If that sounds like a lot to ask of a guitar, take a look at the guitars and see the story of injustice, suffering and community silence contained in them, along with the joy, playfulness and harmony that Vines brings to his art. His guitars blur the lines between music and visual art, two powerful traditions used by generations of African American artists to tell their stories. 

“There’s really something about his work that’s more visual art than it is music,” said Boone. “Some of his guitars are not even playable. He doesn’t always string them. There’s not even always a neck on the guitar. Sometimes they’re just bodies. They can be in any stage that he might get to and feel like it’s done. I think it’s interesting how his work sort of falls in the middle of those things. The guitar maybe is a connection between those two southern African American traditions, between the visual art and the music. I think his work is sort of bringing those together.” 

Boone had the opportunity to play some of the guitars when he first met Vines, and he wrote about the experience for the Music Maker Relief Foundation’s blog. “They sounded cool. They were raw. There were certain things that you could play on them and it sounded great, that really had a character,” said Boone. “But if you were like a super guitar nerd guy, if you were all about technical perfection, this is probably not the guitar you want to play. They really had a unique character. And there’s a rawness, a grittiness. The sound of the guitars reminded me a lot of the man himself. You could definitely feel his personality coming through.”

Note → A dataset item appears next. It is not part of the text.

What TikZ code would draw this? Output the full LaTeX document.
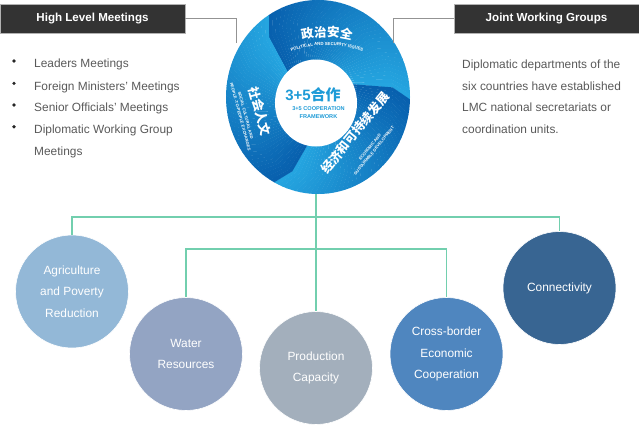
\documentclass[tikz,border=0pt]{standalone}
\usepackage{fontspec}
\setmainfont{Liberation Sans}
\newfontfamily\cjk{Noto Sans CJK SC}
\usetikzlibrary{decorations.text}
\definecolor{ringdark}{HTML}{0860AE}
\definecolor{ringlight}{HTML}{25A5E0}
\definecolor{hdr}{HTML}{333333}
\definecolor{txtgray}{HTML}{595959}
\definecolor{mint}{HTML}{72CFAE}
\definecolor{cAgri}{HTML}{93B8D7}
\definecolor{cWater}{HTML}{93A4C3}
\definecolor{cProd}{HTML}{A3AFBC}
\definecolor{cCross}{HTML}{4F86BF}
\definecolor{cConn}{HTML}{386592}
\definecolor{cblue}{HTML}{1E9BD7}
\begin{document}
\begin{tikzpicture}[x=1pt,y=-1pt,
  hdrbox/.style={fill=hdr, draw=gray!60, line width=0.8pt, text=white,
    font=\bfseries\fontsize{11.6}{12}\selectfont, minimum width=185pt, minimum height=29pt, inner sep=0pt},
  listtext/.style={anchor=base west, text=txtgray, font=\fontsize{11.9}{12}\selectfont, inner sep=0pt},
  dot/.style={circle, fill=black!85, minimum size=3.6pt, inner sep=0pt},
  bubble/.style={circle, minimum size=113pt, inner sep=0pt, text=white, align=center,
    font=\fontsize{11.9}{21.6}\selectfont, draw=white, line width=0.6pt},
  link/.style={draw=mint, line width=1.4pt},
  bracket/.style={draw=gray!85, line width=0.9pt},
  ringcn/.style={text=white, font=\cjk\bfseries\fontsize{12.5}{13}\selectfont, inner sep=0pt},
  ringen/.style={text=white, font=\bfseries\fontsize{4.1}{5.4}\selectfont, inner sep=0pt, align=center}
]
\useasboundingbox (0,0) rectangle (639,428);

% ---- ring with swirl sectors ----
\begin{scope}
\clip (318,97) ellipse [x radius=92, y radius=97];
\foreach \A/\B in {117/-7, 353/236, 236/117}{
  \foreach \i in {0,...,39}{
    \pgfmathsetmacro\aa{\A-(\A-\B)*\i/40}
    \pgfmathsetmacro\ab{\A-(\A-\B)*(\i+1.08)/40}
    \pgfmathsetmacro\p{100*\i/39}
    \fill[ringlight!\p!ringdark]
      ({318+110*cos(\aa)},{97-1.054*110*sin(\aa)})
      -- ({318+75*cos(\aa+14)},{97-1.054*75*sin(\aa+14)})
      -- ({318+30*cos(\aa+32)},{97-1.054*30*sin(\aa+32)})
      -- ({318+30*cos(\ab+32)},{97-1.054*30*sin(\ab+32)})
      -- ({318+75*cos(\ab+14)},{97-1.054*75*sin(\ab+14)})
      -- ({318+110*cos(\ab)},{97-1.054*110*sin(\ab)}) -- cycle;
  }
}
\end{scope}
\fill[white] (316,103) ellipse [x radius=41, y radius=43.5];
\coordinate (ringbot) at (316,194);

% ring texts
\path[decorate, decoration={text along path, text align=center,
  text={|\cjk\bfseries\fontsize{12.5}{13}\selectfont\color{white}|政治安全}}]
  plot[domain=0:1, samples=30, variable=\u] ({327+104*cos(130-80*\u)}, {141-104*sin(130-80*\u)});
\path[decorate, decoration={text along path, text align=center,
  text={|\bfseries\fontsize{4.3}{5}\selectfont\color{white}|POLITICAL AND SECURITY ISSUES}}]
  plot[domain=0:1, samples=30, variable=\u] ({327+96*cos(130-80*\u)}, {141-96*sin(130-80*\u)});

\node[ringcn, rotate=51] (econcn) at (355,133) {经济和可持续发展};
\node[ringen, rotate=51] (econen) at (372,149) {ECONOMIC AND\\SUSTAINABLE DEVELOPMENT};

\node[ringcn, rotate=-75] (soccn) at (260,111) {社会人文};
\node[ringen, rotate=-75] (socen) at (243,116) {SOCIAL CULTURAL AND\\PEOPLE -TO-PEOPLE EXCHANGES};

\node[text=cblue, font=\bfseries\fontsize{15}{16}\selectfont, inner sep=0pt] (c35) at (313,95) {3+5{\cjk 合作}};
\node[text=cblue, font=\bfseries\fontsize{5.6}{8}\selectfont, inner sep=0pt, align=center] (fw) at (318.5,113) {3+5 COOPERATION\\FRAMEWORK};

% ---- headers ----
\node[hdrbox] (hlm) at (92.5,18.5) {High Level Meetings};
\node[hdrbox] (jwg) at (546.5,18.5) {Joint Working Groups};
\coordinate (lb) at (236,43);
\coordinate (rb) at (393,43);
\draw[bracket] (hlm.east) -| (lb);
\draw[bracket] (jwg.west) -| (rb);

% ---- left list ----
\node[dot] (d1) at (14,61) {};
\node[dot] (d2) at (14,83.3) {};
\node[dot] (d3) at (14,105) {};
\node[dot] (d4) at (14,126.7) {};
\node[listtext] (l1) at (34,67.7) {Leaders Meetings};
\node[listtext] (l2) at (34,90) {Foreign Ministers’ Meetings};
\node[listtext] (l3) at (34,111.7) {Senior Officials’ Meetings};
\node[listtext] (l4) at (34,133.3) {Diplomatic Working Group};
\node[listtext] (l5) at (34,155) {Meetings};

% ---- right text ----
\node[listtext] (r1) at (462,68) {Diplomatic departments of the};
\node[listtext] (r2) at (462,90) {six countries have established};
\node[listtext] (r3) at (462,111.7) {LMC national secretariats or};
\node[listtext] (r4) at (462,133.3) {coordination units.};

% ---- bubbles ----
\node[bubble, fill=cAgri] (agri) at (72,291.5) {Agriculture\\and Poverty\\Reduction};
\node[bubble, fill=cWater] (water) at (186,354) {Water\\Resources};
\node[bubble, fill=cProd] (prod) at (316,368) {Production\\Capacity};
\node[bubble, fill=cCross] (cross) at (446.5,354) {Cross-border\\Economic\\Cooperation};
\node[bubble, fill=cConn] (conn) at (559.5,288) {Connectivity};

% ---- connectors ----
\coordinate (bus1) at (316,217);
\coordinate (bus2) at (316,249);
\draw[link] (ringbot) -- (prod.north);
\draw[link] (agri.north) -- (agri.north |- bus1) -- (conn.north |- bus1) -- (conn.north);
\draw[link] (water.north) -- (water.north |- bus2) -- (cross.north |- bus2) -- (cross.north);
\end{tikzpicture}
\end{document}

The exhibition, Freeman Vines: Hanging Tree Guitars, premiered in July at the Greenville Museum of Art in Greenville, NC, and will remain there until January 9, 2020. It will travel to the Southeastern Center for Contemporary Art in Winston-Salem, NC opening on June 9. You can also visit it virtually through the Hanging Tree Guitars website, where you can hear from Freeman Vines himself, see the guitars, and read Will Boone’s essays for cultural and historical background for these artworks.